Kinshasa, Congo – The supreme court on Monday upheld President Joseph Kabila’s victory in Congo’s landmark elections, ruling as unfounded the runner-up’s charges of widespread fraud in balloting meant to usher the restive Central African nation toward long-term peace and stability.
Kabila won the landmark Oct. 29 runoff with 58 percent of votes, compared with about 42 percent for former rebel leader Jean-Pierre Bemba, according to the tally confirmed by the court. Bemba had challenged the results, saying the vote was invalidated by systematic cheating.
“The Supreme Court of Justice proclaims Joseph Kabila elected by absolute majority,” Chief Judge Benoit Lwamba said in remarks broadcast on Congolese television.
Judge Kalonda Teleoma said Bemba’s charges were “without foundation.”
The capital appeared calm immediately after the announcement, but the long election process has been marred by sporadic violence.
After the announcement, police patrolled near-empty avenues in much of the capital, Kinshasa, as residents stayed in their houses.

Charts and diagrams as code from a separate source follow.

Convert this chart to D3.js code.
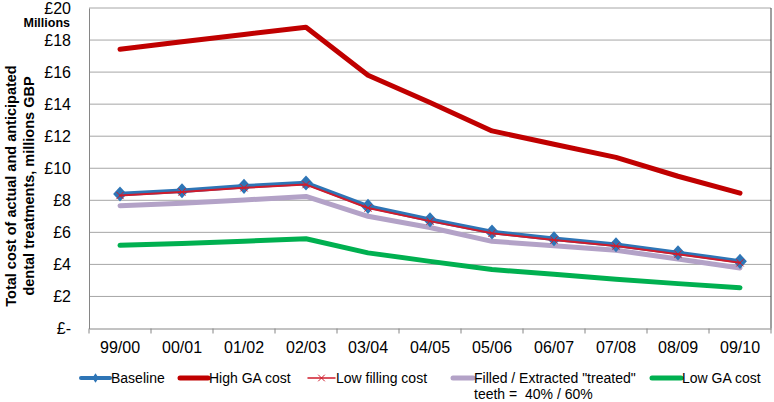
<!DOCTYPE html>
<html><head><meta charset="utf-8">
<script src="https://cdn.jsdelivr.net/npm/d3@7"></script>
<style>body{margin:0;background:#fff}svg{display:block;font-family:"Liberation Sans",Arial,sans-serif}</style>
</head><body><svg id="c" width="774" height="402"></svg>
<script>
const categories = ["99/00","00/01","01/02","02/03","03/04","04/05","05/06","06/07","07/08","08/09","09/10"];
const baseline = [8.39,8.6,8.87,9.08,7.62,6.79,6.02,5.6,5.23,4.72,4.19];
const highGA = [17.43,17.9,18.35,18.8,15.8,14.1,12.33,11.5,10.68,9.5,8.45];
const lowFilling = [8.3,8.52,8.78,8.98,7.52,6.7,5.94,5.52,5.15,4.64,4.1];
const filledExtracted = [7.66,7.82,8.02,8.24,7.0,6.3,5.44,5.17,4.88,4.34,3.78];
const lowGA = [5.19,5.3,5.45,5.6,4.72,4.19,3.68,3.38,3.08,2.8,2.55];
const yTicks = [0,2,4,6,8,10,12,14,16,18,20];
const yTickLabels = ["£-","£2","£4","£6","£8","£10","£12","£14","£16","£18","£20"];

const svg = d3.select("#c");
const L = 89, R = 771, T = 8, B = 328.5;
const x = d3.scaleBand().domain(categories).range([L, R]);
const y = d3.scaleLinear().domain([0, 20]).range([B, T]);
const FONT = "Liberation Sans, Arial, sans-serif";

// gridlines
svg.append("g").selectAll("line").data(yTicks.filter(d => d > 0)).join("line")
  .attr("x1", L).attr("x2", R).attr("y1", d => y(d)).attr("y2", d => y(d))
  .attr("stroke", "#a6a6a6").attr("stroke-width", 1);
svg.append("line").attr("x1", R).attr("x2", R).attr("y1", T).attr("y2", B).attr("stroke", "#404040").attr("stroke-width", 1);

// y axis
const yAxis = d3.axisLeft(y).tickValues(yTicks).tickFormat((d, i) => yTickLabels[i]).tickSize(0).tickPadding(18);
const gy = svg.append("g").attr("transform", `translate(${L},0)`).call(yAxis);
gy.select(".domain").attr("stroke", "#868686");
gy.selectAll("text").attr("font-size", 16).attr("fill", "#000").attr("font-family", FONT);

// x axis
const xAxis = d3.axisBottom(x).tickSize(0).tickPadding(13);
const gx = svg.append("g").attr("transform", `translate(0,${B})`).call(xAxis);
gx.select(".domain").attr("stroke", "#868686");
gx.selectAll("text").attr("font-size", 16).attr("fill", "#000").attr("font-family", FONT);
const bounds = categories.map(c => x(c)).concat([R]);
gx.append("g").selectAll("line").data(bounds).join("line")
  .attr("x1", d => d).attr("x2", d => d).attr("y1", 0).attr("y2", 5).attr("stroke", "#868686");

svg.append("text").attr("x", 70).attr("y", 27).attr("text-anchor", "end")
  .attr("font-size", 12.5).attr("font-weight", "bold").text("Millions");

// y title
const yt = svg.append("text").attr("transform", "translate(0,186) rotate(-90)")
  .attr("text-anchor", "middle").attr("font-size", 14.5).attr("font-weight", "bold");
yt.append("tspan").attr("x", 0).attr("y", 16).text("Total cost of actual and anticipated");
yt.append("tspan").attr("x", 0).attr("y", 34).text("dental treatments, millions GBP");

const cx = c => x(c) + x.bandwidth() / 2;
const line = d3.line().x((d, i) => cx(categories[i])).y(d => y(d));

const series = [
  {name: "Filled", data: filledExtracted, color: "#b3a2c7", w: 5},
  {name: "LowGA", data: lowGA, color: "#00b050", w: 5},
  {name: "HighGA", data: highGA, color: "#c00000", w: 5},
  {name: "Baseline", data: baseline, color: "#2e75b6", w: 4.5},
  {name: "LowFill", data: lowFilling, color: "#d01c2c", w: 2}
];
series.forEach(s => {
  svg.append("path").datum(s.data).attr("d", line).attr("fill", "none")
    .attr("stroke", s.color).attr("stroke-width", s.w).attr("stroke-linejoin", "round").attr("stroke-linecap", "round");
  if (s.name === "Baseline") {
    svg.append("g").selectAll("path").data(s.data).join("path")
      .attr("d", d3.symbol(d3.symbolDiamond2, 120))
      .attr("transform", (d, i) => `translate(${cx(categories[i])},${y(d)}) scale(1,1.1)`)
      .attr("fill", s.color);
  }
  if (s.name === "LowFill") {
    svg.append("g").selectAll("path").data(s.data).join("path")
      .attr("d", d3.symbol(d3.symbolTimes, 36))
      .attr("transform", (d, i) => `translate(${cx(categories[i])},${y(d)})`)
      .attr("fill", "none").attr("stroke", s.color).attr("stroke-width", 1);
  }
});

// legend
const lg = svg.append("g").attr("font-size", 14);
const leg = [
  {x1: 81, x2: 110, color: "#2e75b6", w: 4, label: ["Baseline"], marker: "diamond"},
  {x1: 180, x2: 208, color: "#c00000", w: 5, label: ["High GA cost"]},
  {x1: 308, x2: 335, color: "#d01c2c", w: 1.5, label: ["Low filling cost"], marker: "x"},
  {x1: 453, x2: 473, color: "#b3a2c7", w: 5, label: ["Filled / Extracted \"treated\"", "teeth =  40% / 60%"]},
  {x1: 652, x2: 681, color: "#00b050", w: 5, label: ["Low GA cost"]}
];
const ly = 378;
leg.forEach(d => {
  lg.append("line").attr("x1", d.x1).attr("x2", d.x2).attr("y1", ly).attr("y2", ly)
    .attr("stroke", d.color).attr("stroke-width", d.w).attr("stroke-linecap", "round");
  const mx = (d.x1 + d.x2) / 2;
  if (d.marker === "diamond") lg.append("path").attr("d", d3.symbol(d3.symbolDiamond2, 40)).attr("transform", `translate(${mx},${ly}) scale(0.8,1.2)`).attr("fill", d.color);
  if (d.marker === "x") lg.append("path").attr("d", d3.symbol(d3.symbolTimes, 30)).attr("transform", `translate(${mx},${ly})`).attr("fill", "none").attr("stroke", d.color).attr("stroke-width", 1);
  d.label.forEach((t, i) => lg.append("text").attr("x", d.x2 + 1).attr("y", ly + 5 + i * 16).attr("xml:space", "preserve").text(t));
});
</script></body></html>
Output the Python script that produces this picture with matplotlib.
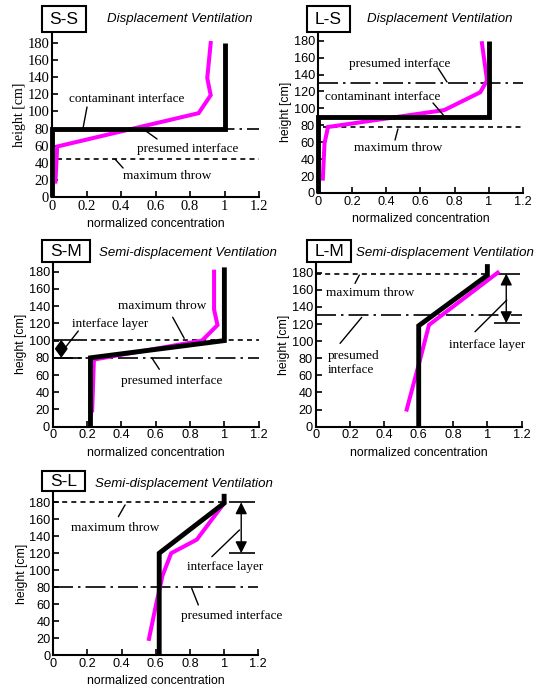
import matplotlib
matplotlib.use("Agg")
import matplotlib.pyplot as plt
from matplotlib.patches import Rectangle

W, H = 536, 697
SERIF = "Liberation Serif"
SANS = "Liberation Sans"
MAG = "#ff00ff"

# ---- data ----
x_ticks = [0, 0.2, 0.4, 0.6, 0.8, 1.0, 1.2]
x_ticklabels = ["0", "0.2", "0.4", "0.6", "0.8", "1", "1.2"]
y_ticks = [0, 20, 40, 60, 80, 100, 120, 140, 160, 180]

# S-S
ss_mag_x = [0.02, 0.03, 0.85, 0.92, 0.90, 0.92]
ss_mag_y = [18, 59, 98, 119, 139, 180]
ss_blk_x = [0, 0, 1.0, 1.0]
ss_blk_y = [0, 80, 80, 180]
ss_presumed = 80
ss_throw = 45

# L-S
ls_mag_x = [0.03, 0.04, 0.06, 0.74, 0.95, 0.99, 0.96]
ls_mag_y = [17, 59, 78, 98, 119, 133, 177]
ls_blk_x = [0, 0, 1.0, 1.0]
ls_blk_y = [0, 90, 90, 180]
ls_presumed = 130
ls_throw = 78

# S-M
sm_mag_x = [0.23, 0.24, 0.87, 0.96, 0.94, 0.94]
sm_mag_y = [19, 78, 100, 118, 136, 180]
sm_blk_x = [0.22, 0.22, 1.0, 1.0]
sm_blk_y = [0, 80, 100, 185]
sm_presumed = 80
sm_throw = 101
sm_layer = (80, 101)

# L-M
lm_mag_x = [0.53, 0.61, 0.66, 1.06]
lm_mag_y = [20, 80, 119, 180]
lm_blk_x = [0.6, 0.6, 1.0, 1.0]
lm_blk_y = [0, 118, 177, 190]
lm_presumed = 130
lm_throw = 179
lm_layer = (121, 179)

# S-L
sl_mag_x = [0.56, 0.60, 0.64, 0.69, 0.84, 1.0]
sl_mag_y = [19, 58, 94, 120, 136, 179]
sl_blk_x = [0.62, 0.62, 1.0, 1.0]
sl_blk_y = [0, 120, 179, 190]
sl_presumed = 80
sl_throw = 180
sl_layer = (120, 180)

fig = plt.figure(figsize=(W / 100, H / 100), dpi=100)


def make_ax(x0, x12, y0, y180, tickfont, ytop=192):
    ppc = (y0 - y180) / 180
    top_px = y0 - ytop * ppc
    ax = fig.add_axes([x0 / W, 1 - y0 / H, (x12 - x0) / W, (y0 - top_px) / H])
    ax.set_xlim(0, 1.2)
    ax.set_ylim(0, ytop)
    for s in ["top", "right"]:
        ax.spines[s].set_visible(False)
    for s in ["left", "bottom"]:
        ax.spines[s].set_linewidth(1.5)
    ax.set_xticks(x_ticks)
    ax.set_xticklabels(x_ticklabels)
    ax.set_yticks(y_ticks)
    ax.tick_params(direction="in", length=4, width=1.2, pad=2)
    size = 10.5 if tickfont == SERIF else 9.2
    for lab in ax.get_xticklabels() + ax.get_yticklabels():
        lab.set_fontfamily(tickfont)
        lab.set_fontsize(size)
    ax.set_xlabel("normalized concentration", fontfamily=SANS, fontsize=8.8, labelpad=4)
    ax.set_ylabel("height [cm]", fontfamily=tickfont,
                  fontsize=10 if tickfont == SERIF else 8.8, labelpad=1)
    return ax


def draw_lines(ax, bx, by, mx, my):
    ax.plot(mx, my, color=MAG, lw=2.9, zorder=3, solid_joinstyle="miter")
    ax.plot(bx, by, color="black", lw=3.5, zorder=4, clip_on=False,
            solid_joinstyle="miter", solid_capstyle="butt")


def dashdot(ax, y, x1=0, x2=1.2):
    ax.hlines(y, x1, x2, colors="black", lw=1.2, linestyles=(0, (12, 3, 1.5, 3)), zorder=2)


def dashed(ax, y, x1=0, x2=1.2):
    ax.hlines(y, x1, x2, colors="black", lw=1.2, linestyles=(0, (3, 2.5)), zorder=2)


def note(ax, s, txy, a, b, ha="center"):
    ax.text(txy[0], txy[1], s, fontfamily=SERIF, fontsize=9.5, ha=ha, va="center", zorder=6)
    ax.annotate("", xy=b, xytext=a,
                arrowprops=dict(arrowstyle="-", lw=1.0, color="black", shrinkA=0, shrinkB=0))


def layer_arrow(ax, x, lo, hi, hl=0.7, hw=0.35):
    ax.annotate("", xy=(x, hi), xytext=(x, lo),
                arrowprops=dict(arrowstyle=f"<|-|>,head_length={hl},head_width={hw}",
                                lw=1.0, color="black", shrinkA=0, shrinkB=0,
                                mutation_scale=10))


def label_box(x1, y1, x2, y2, s):
    fig.patches.append(Rectangle((x1 / W, 1 - y2 / H), (x2 - x1) / W, (y2 - y1) / H,
                                 transform=fig.transFigure, fc="white", ec="black",
                                 lw=1.5, zorder=5))
    fig.text((x1 + x2) / 2 / W, 1 - (y1 + y2) / 2 / H, s, fontfamily=SANS,
             fontsize=12.5, ha="center", va="center", zorder=6)


def title(x, y, s, ha="center"):
    fig.text(x / W, 1 - y / H, s, fontfamily=SANS, fontstyle="italic",
             fontsize=9.5, ha=ha, va="center")


# ---- S-S ----
ax = make_ax(52, 259, 197, 43, SERIF)
dashdot(ax, ss_presumed)
dashed(ax, ss_throw, 0.03)
draw_lines(ax, ss_blk_x, ss_blk_y, ss_mag_x, ss_mag_y)
note(ax, "contaminant interface", (0.435, 114.5), (0.203, 105.2), (0.18, 80.6))
note(ax, "presumed interface", (0.788, 56), (0.609, 67.8), (0.528, 79.5))
note(ax, "maximum throw", (0.667, 24.5), (0.412, 33.9), (0.365, 44.4))
label_box(42, 6, 86, 32, "S-S")
title(180, 19, "Displacement Ventilation")

# ---- L-S ----
ax = make_ax(317.7, 523, 193, 40.7, SANS)
dashdot(ax, ls_presumed)
dashed(ax, ls_throw, 0.03)
draw_lines(ax, ls_blk_x, ls_blk_y, ls_mag_x, ls_mag_y)
note(ax, "presumed interface", (0.481, 152.5), (0.703, 147.8), (0.756, 131.2))
note(ax, "contaminant interface", (0.382, 113.5), (0.674, 106.4), (0.744, 89.8))
note(ax, "maximum throw", (0.469, 53.2), (0.452, 62.6), (0.469, 75.7))
label_box(307, 6, 350, 32, "L-S")
title(440, 19, "Displacement Ventilation")

# ---- S-M ----
ax = make_ax(52.7, 258.7, 426.7, 271.7, SANS)
dashdot(ax, sm_presumed)
dashed(ax, sm_throw, 0.17)
ax.hlines(list(sm_layer), 0.01, 0.17, colors="black", lw=1.2, zorder=2)
layer_arrow(ax, 0.05, sm_layer[0], sm_layer[1], hl=0.55, hw=0.4)
draw_lines(ax, sm_blk_x, sm_blk_y, sm_mag_x, sm_mag_y)
note(ax, "maximum throw", (0.635, 140.2), (0.699, 127.1), (0.766, 102.7))
note(ax, "interface layer", (0.334, 118.9), (0.149, 111.1), (0.062, 89.1))
note(ax, "presumed interface", (0.693, 53.4), (0.577, 80.1), (0.621, 66.7))
label_box(42, 240, 90, 262, "S-M")
title(99, 253, "Semi-displacement Ventilation", ha="left")

# ---- L-M ----
ax = make_ax(315.7, 521.7, 426.7, 272.7, SANS)
dashdot(ax, lm_presumed)
dashed(ax, lm_throw, 0.0, 0.99)
ax.hlines(list(lm_layer), 1.04, 1.19, colors="black", lw=1.2, zorder=2)
layer_arrow(ax, 1.11, lm_layer[0], lm_layer[1])
draw_lines(ax, lm_blk_x, lm_blk_y, lm_mag_x, lm_mag_y)
note(ax, "maximum throw", (0.316, 155.8), (0.229, 167.5), (0.254, 177.2))
note(ax, "presumed\ninterface", (0.073, 74.4), (0.142, 97.4), (0.268, 127.8), ha="left")
note(ax, "interface layer", (0.996, 95.4), (0.928, 111), (1.113, 148))
label_box(307, 240, 351, 262, "L-M")
title(356, 253, "Semi-displacement Ventilation", ha="left")

# ---- S-L ----
ax = make_ax(53.3, 258.3, 655, 502.3, SANS)
dashdot(ax, sl_presumed)
dashed(ax, sl_throw, 0.0, 0.99)
ax.hlines(list(sl_layer), 1.03, 1.18, colors="black", lw=1.2, zorder=2)
layer_arrow(ax, 1.10, sl_layer[0], sl_layer[1])
draw_lines(ax, sl_blk_x, sl_blk_y, sl_mag_x, sl_mag_y)
note(ax, "maximum throw", (0.361, 149.4), (0.381, 163.1), (0.42, 176.9))
note(ax, "interface layer", (1.006, 104.1), (0.928, 115.9), (1.09, 147.4))
note(ax, "presumed interface", (1.045, 46), (0.81, 78.7), (0.849, 59))
label_box(42, 471, 85, 491, "S-L")
title(95, 484, "Semi-displacement Ventilation", ha="left")

fig.savefig("out.png", dpi=100)
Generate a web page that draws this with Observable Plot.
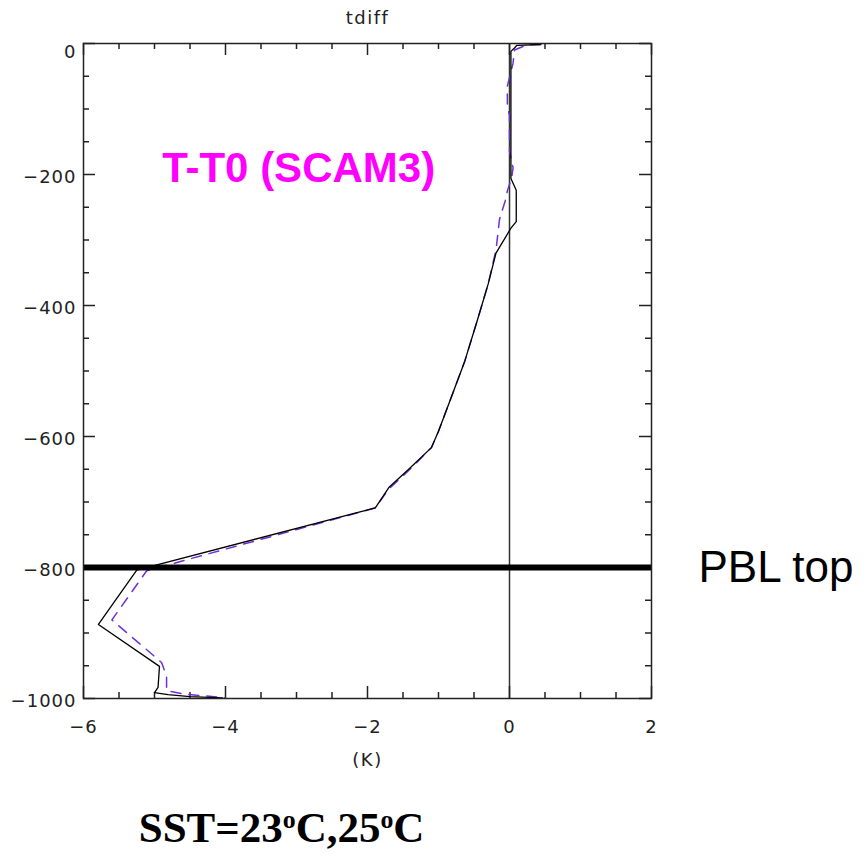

In a few areas, people sang in the street in celebration, while others shouted support for Bemba.
With Monday’s decision, Kabila is set to become Congo’s first freely elected president since independence from Belgium in 1960.
The mineral-rich country has been hobbled by the 32-year dictatorship of Mobutu Sese Seko and a 1998-2002 war in which neighboring countries pillaged its resources.
Kabila generally has been credited with pushing through the peace plan that ended the war, though his administration has been charged with corruption and his army with serious human-rights abuses. About 17,500 U.N. peacekeepers are overseeing Congo’s postwar transition.